Malgrado, mesmo sem existir irregularidade, por ter sua indústria local ameaçada ou em situação concreta de crise financeira, poderá o país importador adotar uma medida de salvaguarda, no corolário de restabelecer e fortificar a indústria nacional contra a forte concorrência internacional.
Tal realidade não se vê, todavia, quando da prática de ilícitos comerciais, como o dumping. Nesta modalidade ilícita, uma determinada empresa reduz sua margem de lucro, visando unicamente aniquilar seus concorrentes e emergir tranquilamente no mercado consumidor.
Em outras palavras, a medida antidumping, diversamente da salvaguarda, combate um ilícito comercial. À guisa de exemplo, é possível citar, na indústria brasileira, o dumping como o ato de multinacionais que reduzem drasticamente o valor de determinada linha de produção – diminuindo em certos casos até o próprio lucro da instituição – visando tão somente prospectar os consumidores das marcas concorrentes e, por conseguinte, dominar o mercado através de práticas comerciais vedadas pela Organização Mundial do Comércio – OMC.
Sobreleva registrar, em última análise, que, em regra, as medidas de Salvaguarda devem ter o prazo máximo de duração de 4 (quatro), período este tido por suficiente para o equilíbrio comercial entre as importações e a economia local.

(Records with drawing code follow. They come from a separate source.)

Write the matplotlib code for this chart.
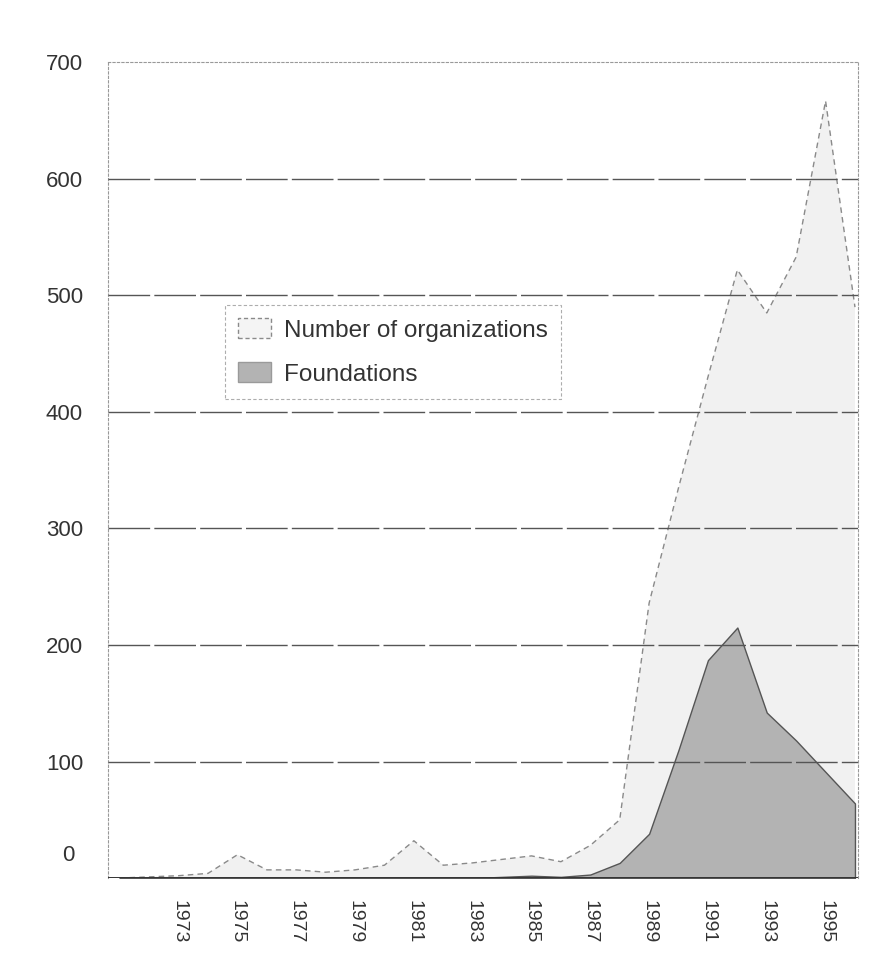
import matplotlib
matplotlib.use("Agg")
import matplotlib.pyplot as plt
import matplotlib.transforms as mtransforms
from matplotlib.patches import Patch

plt.rcParams["font.family"] = ["Liberation Sans", "DejaVu Sans"]

years = list(range(1971, 1997))
organizations = [0, 1, 2, 4, 20, 7, 7, 5, 7, 11, 32, 11, 13, 16, 19, 14, 28, 50,
                 236, 335, 430, 522, 485, 533, 667, 490]
foundations = [0, 0, 0, 0, 0, 0, 0, 0, 0, 0, 0, 0, 0, 1, 2, 1, 3, 13,
               38, 110, 187, 215, 142, 118, 91, 64]
tick_years = list(range(1973, 1997, 2))
y_ticks = [0, 100, 200, 300, 400, 500, 600, 700]

fig = plt.figure(figsize=(8.74, 9.55), dpi=100)
ax = fig.add_axes([0.1236, 0.0806, 0.858, 0.854])

ax.fill_between(years, organizations, 0, facecolor="#f1f1f1", edgecolor="none", zorder=1)
ax.plot(years, organizations, color="#8a8a8a", linestyle=(0, (4, 3)), linewidth=1.0, zorder=3)
ax.fill_between(years, foundations, 0, facecolor="#b3b3b3", edgecolor="#555555",
                linewidth=1.0, zorder=2)

ax.set_xlim(1970.6, 1996.1)
ax.set_ylim(0, 700)

for v in y_ticks[1:-1]:
    ax.axhline(v, color="#555555", linewidth=1.0, linestyle=(0, (30, 3)), zorder=4)
ax.axhline(0, color="#333333", linewidth=1.4, zorder=5)

ax.set_yticks(y_ticks)
ax.set_yticklabels([str(v) for v in y_ticks], fontsize=16, color="#333333")
ax.set_xticks(tick_years)
ax.set_xticklabels([str(y) for y in tick_years], rotation=270, fontsize=14, color="#333333")
ax.tick_params(axis="y", length=0, pad=18)
ax.tick_params(axis="x", length=0, pad=16)

# the "0" label sits a little above the baseline in the original
zero_lbl = ax.get_yticklabels()[0]
zero_lbl.set_transform(zero_lbl.get_transform() +
                       mtransforms.ScaledTranslation(-6 / 72, 18 / 72, fig.dpi_scale_trans))

for side in ["left", "top", "right"]:
    ax.spines[side].set_color("#999999")
    ax.spines[side].set_linestyle((0, (2, 2)))
    ax.spines[side].set_linewidth(0.8)
ax.spines["bottom"].set_visible(False)

handles = [
    Patch(facecolor="#f4f4f4", edgecolor="#8a8a8a", linestyle=(0, (3, 2)), label="Number of organizations"),
    Patch(facecolor="#b3b3b3", edgecolor="#9a9a9a", label="Foundations"),
]
leg = ax.legend(handles=handles, loc="upper left", bbox_to_anchor=(0.156, 0.703),
                fontsize=17.5, frameon=True, fancybox=False, borderpad=0.55,
                labelspacing=0.85, handlelength=1.33, handleheight=0.9, handletextpad=0.55,
                borderaxespad=0)
leg.get_frame().set_edgecolor("#999999")
leg.get_frame().set_linestyle((0, (3, 2)))
leg.get_frame().set_linewidth(0.8)
leg.set_zorder(10)
for t in leg.get_texts():
    t.set_color("#333333")

fig.savefig("out.png", dpi=100, facecolor="white")
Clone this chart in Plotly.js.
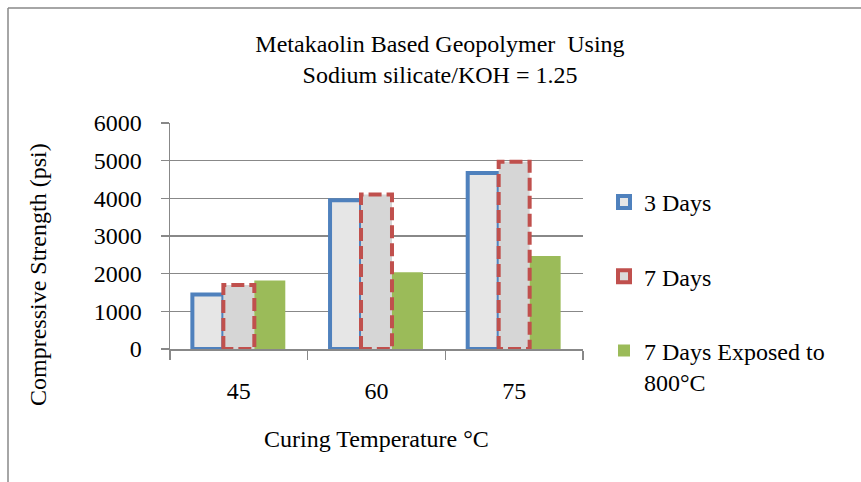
<!DOCTYPE html>
<html>
<head>
<meta charset="utf-8">
<script src="https://cdn.plot.ly/plotly-3.0.1.min.js"></script>
<style>html,body{margin:0;padding:0;background:#fff;}#chart{width:861px;height:482px;}</style>
</head>
<body>
<div id="chart"></div>
<script>
// ---- data ----
const categories = ['45', '60', '75'];
const days3 = [1450, 3950, 4670];
const days7 = [1700, 4100, 4970];
const days7Exposed = [1820, 2040, 2470];
const seriesNames = ['3 Days', '7 Days', '7 Days Exposed to<br>800°C'];
const yTicks = [0, 1000, 2000, 3000, 4000, 5000, 6000];

// ---- style ----
const FONT = '"Liberation Serif", "Times New Roman", serif';
const FS = 24;
const BLUE = '#4f81bd', RED = '#c0504d', GREEN = '#9bbb59', GRID = '#888888';
const W = 861, H = 482;
const M = {l: 170, r: 278, t: 123, b: 133};
const BW = 0.225;
const offs = [-0.3375, -0.1125, 0.1125];

const traces = [
  {type: 'bar', x: categories, y: days3, name: seriesNames[0], width: BW, offset: offs[0],
   marker: {color: '#e6e6e6', line: {color: BLUE, width: 4}}, legendgroup: 'a', legendrank: 1},
  {type: 'bar', x: categories, y: days7, name: seriesNames[1], width: BW, offset: offs[1],
   marker: {color: '#d6d6d6', line: {width: 0}}, showlegend: false, legendgroup: 'b'},
  {type: 'bar', x: categories, y: days7Exposed, name: seriesNames[2], width: BW, offset: offs[2],
   marker: {color: GREEN, line: {width: 0}}, legendgroup: 'c', legendrank: 3},
  // legend-only entry for the dashed-outline series
  {type: 'bar', x: categories, y: categories.map(() => null), name: seriesNames[1],
   marker: {color: '#dcdcdc', line: {color: RED, width: 4}}, legendgroup: 'b', legendrank: 2, hoverinfo: 'skip'}
];

// dashed outline for 7 Days bars, derived from the data
const ox = [], oy = [];
days7.forEach((v, i) => {
  const x0 = i + offs[1], x1 = x0 + BW;
  ox.push(x0, x0, x1, x1, x0, null);
  oy.push(0, v, v, 0, 0, null);
});
traces.push({type: 'scatter', mode: 'lines', x: ox, y: oy, xaxis: 'x2', yaxis: 'y',
  line: {color: RED, width: 4, dash: '13px,5px'}, showlegend: false, hoverinfo: 'skip'});

const pw = W - M.l - M.r, ph = H - M.t - M.b;
const px = v => (v - M.l) / pw;
const py = v => (H - M.b - v) / ph;

const layout = {
  width: W, height: H,
  margin: M,
  paper_bgcolor: '#fff', plot_bgcolor: '#fff',
  font: {family: FONT, size: FS, color: '#000'},
  showlegend: true,
  barmode: 'group',
  title: {text: 'Metakaolin Based Geopolymer  Using<br>Sodium silicate/KOH = 1.25',
          x: 440 / W, xanchor: 'center', y: 1 - 52 / H, yanchor: 'middle',
          font: {family: FONT, size: FS, color: '#000'}},
  xaxis: {type: 'category', range: [-0.5, 2.5], tickson: 'boundaries', ticks: 'outside', ticklen: 9,
          tickcolor: GRID, tickwidth: 1.5, showgrid: false, showline: true, linecolor: GRID, linewidth: 1.5,
          ticklabelstandoff: 20, zeroline: false,
          title: {text: 'Curing Temperature °C', standoff: 27, font: {family: FONT, size: FS}}},
  xaxis2: {overlaying: 'x', range: [-0.5, 2.5], visible: false},
  yaxis: {range: [0, 6000], tickvals: yTicks, ticktext: yTicks.map(String), ticks: 'outside', ticklen: 8,
          tickcolor: GRID, tickwidth: 1.5, showgrid: true, gridcolor: GRID, gridwidth: 1.5,
          showline: true, linecolor: GRID, linewidth: 1.5, zeroline: false, ticklabelstandoff: 14},
  annotations: [
    {text: 'Compressive Strength (psi)', textangle: -90, xref: 'paper', yref: 'paper',
     x: px(38), y: py(275), xanchor: 'center', yanchor: 'middle', showarrow: false,
     font: {family: FONT, size: FS, color: '#000'}}
  ],
  legend: {x: px(604), xanchor: 'left', y: py(180), yanchor: 'top', valign: 'top',
           traceorder: 'grouped', tracegroupgap: 40, font: {family: FONT, size: FS},
           bgcolor: 'rgba(0,0,0,0)', itemwidth: 30},
  shapes: [
    {type: 'line', xref: 'paper', yref: 'paper', x0: px(8), x1: px(W), y0: py(8), y1: py(8),
     line: {color: GRID, width: 1.5}},
    {type: 'line', xref: 'paper', yref: 'paper', x0: px(8), x1: px(8), y0: py(8), y1: py(H),
     line: {color: GRID, width: 1.5}}
  ]
};

Plotly.newPlot('chart', traces, layout, {displayModeBar: false, staticPlot: true});
</script>
</body>
</html>
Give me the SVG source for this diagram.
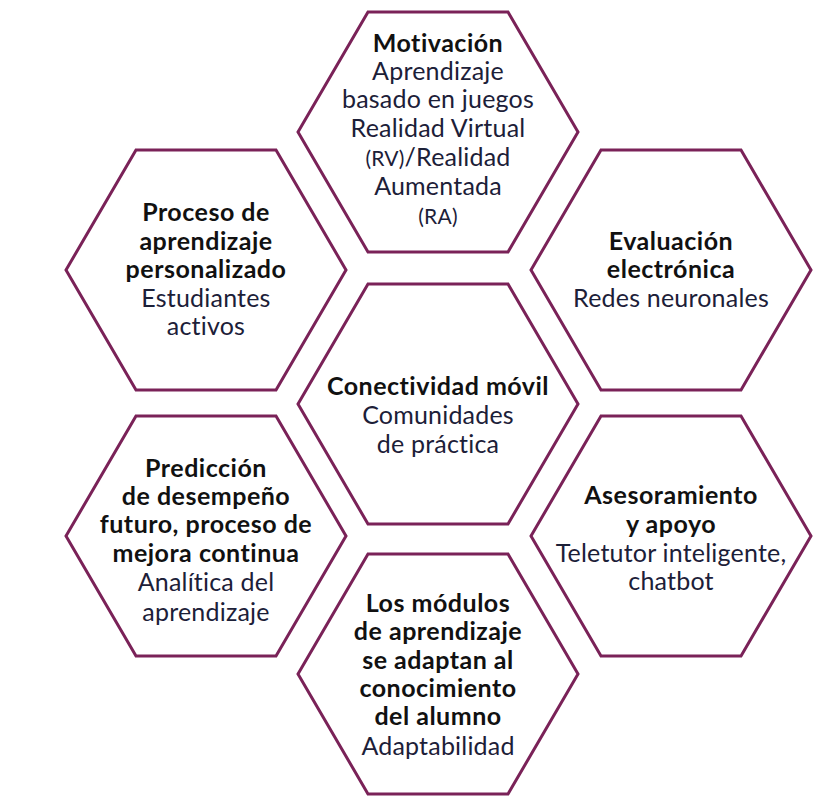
<svg xmlns="http://www.w3.org/2000/svg" width="839" height="809" viewBox="0 0 839 809">
<style>
.hex{fill:#ffffff;stroke:#7a2258;stroke-width:3;stroke-linejoin:miter}
text{font-family:Lato,"Open Sans","Liberation Sans",sans-serif;font-size:25px;text-anchor:middle}
.b{font-weight:bold;fill:#111111;letter-spacing:0.5px}
.r{fill:#1c2038;letter-spacing:0.2px}
.s{font-size:21px}
</style>
<defs>
<polygon id="hx" points="-140,0 -70,-120 70,-120 140,0 70,120 -70,120"/>
</defs>
<rect width="839" height="809" fill="#ffffff"/>
<g id="connectors"></g>
<g id="motivacion">
<use href="#hx" class="hex" x="438" y="132"/>
<text x="438" y="52" class="b">Motivación</text>
<text x="438" y="80" class="r">Aprendizaje</text>
<text x="438" y="108" class="r">basado en juegos</text>
<text x="438" y="137" class="r">Realidad Virtual</text>
<text x="438" y="166" class="r"><tspan class="s">(RV)</tspan>/Realidad</text>
<text x="438" y="195" class="r">Aumentada</text>
<text x="438" y="224" class="r s">(RA)</text>
</g>
<g id="proceso">
<use href="#hx" class="hex" x="206" y="270"/>
<text x="206" y="221" class="b">Proceso de</text>
<text x="206" y="250" class="b">aprendizaje</text>
<text x="206" y="278" class="b">personalizado</text>
<text x="206" y="307" class="r">Estudiantes</text>
<text x="206" y="335" class="r">activos</text>
</g>
<g id="evaluacion">
<use href="#hx" class="hex" x="671" y="270"/>
<text x="671" y="250" class="b">Evaluación</text>
<text x="671" y="278" class="b">electrónica</text>
<text x="671" y="307" class="r">Redes neuronales</text>
</g>
<g id="conectividad">
<use href="#hx" class="hex" x="438" y="404"/>
<text x="438" y="395" class="b">Conectividad móvil</text>
<text x="438" y="424" class="r">Comunidades</text>
<text x="438" y="453" class="r">de práctica</text>
</g>
<g id="prediccion">
<use href="#hx" class="hex" x="206" y="536"/>
<text x="206" y="477" class="b">Predicción</text>
<text x="206" y="505" class="b">de desempeño</text>
<text x="206" y="533" class="b">futuro, proceso de</text>
<text x="206" y="562" class="b">mejora continua</text>
<text x="206" y="591" class="r">Analítica del</text>
<text x="206" y="621" class="r">aprendizaje</text>
</g>
<g id="asesoramiento">
<use href="#hx" class="hex" x="671" y="536"/>
<text x="671" y="504" class="b">Asesoramiento</text>
<text x="671" y="533" class="b">y apoyo</text>
<text x="671" y="562" class="r">Teletutor inteligente,</text>
<text x="671" y="590" class="r">chatbot</text>
</g>
<g id="modulos">
<use href="#hx" class="hex" x="438" y="674"/>
<text x="438" y="612" class="b">Los módulos</text>
<text x="438" y="640" class="b">de aprendizaje</text>
<text x="438" y="669" class="b">se adaptan al</text>
<text x="438" y="697" class="b">conocimiento</text>
<text x="438" y="725" class="b">del alumno</text>
<text x="438" y="755" class="r">Adaptabilidad</text>
</g>
</svg>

O USO DAS SALVAGUARDAS NO MERCOSUL
O chamado MERCOSUL – Mercado Comum da América do Sul, nada mais é que uma União Aduaneira imperfeita, na qual um grupo de países (Brasil, Argentina, Uruguai e Paraguai), em comum acordo, começa a desenvolver um mecanismo comercial comum entre eles e outros países, com a adoção de medidas para o fortalecimento comercial e político nas nações celebrantes.
Visa o MERCOSUL também a integração entre os seus países, de forma a não só estabelecer diretrizes internas, mas também tem por corolário definir os parâmetros comerciais a serem estabelecido com terceiros.
E é justamente neste conjunto de relações comerciais internas e externas que se inserem as medidas de salvaguardas no âmbito do MERCOSUL.
Por meio do 19º Protocolo Adicional ao Acordo de Complementação Econômica, as Medidas de Salvaguardas foram implementadas entre os países não membros do mercado comum, determinando-se que o MERCOSUL terá a faculdade de utilizar das denominadas ¨Medidas de Salvaguardas¨ em face de nações que não se encontram dentro Sul-americano.
Sobreleva registrar que a utilização de Medidas de Salvaguardas, no âmbito do MERCOSUL, não é uma liberdade irrestrita dos países membros. Isto porque é papel da Comissão de Comércio do MERCOSUL decidir em definitivo pelo pleito deflagrado pelo país membro que esteja se sentindo prejudicado e/ ou ameaçado com determinada importação. Malgrado, quando as sobreditas medidas são pleiteadas em face de país não integrante do MERCOSUL, a decisão que concede a adoção da Salvaguarda será feita pelo órgão competente do país adotante.
Um famoso exemplo da utilização de Salvaguarda dentro do próprio bloco do MERCOSUL, foi o ocorrido no ano de 1999, ocasião na qual o Governo Argentino resolveu restringir as importações em detrimento ao setor têxtil brasileiro. Com efeito, o Brasil, em virtude da Salvaguarda em sua exportação têxtil ao parceiro de MERCOSUL, recebeu um quantitativo máximo que poderia ser importado pela Argentina. De tão famoso, tal exemplo de salvaguardas foi assunto debatido no âmbito da própria Organização Mundial do Comercio – OMC e no Tribunal Arbitral do MERCOSUL.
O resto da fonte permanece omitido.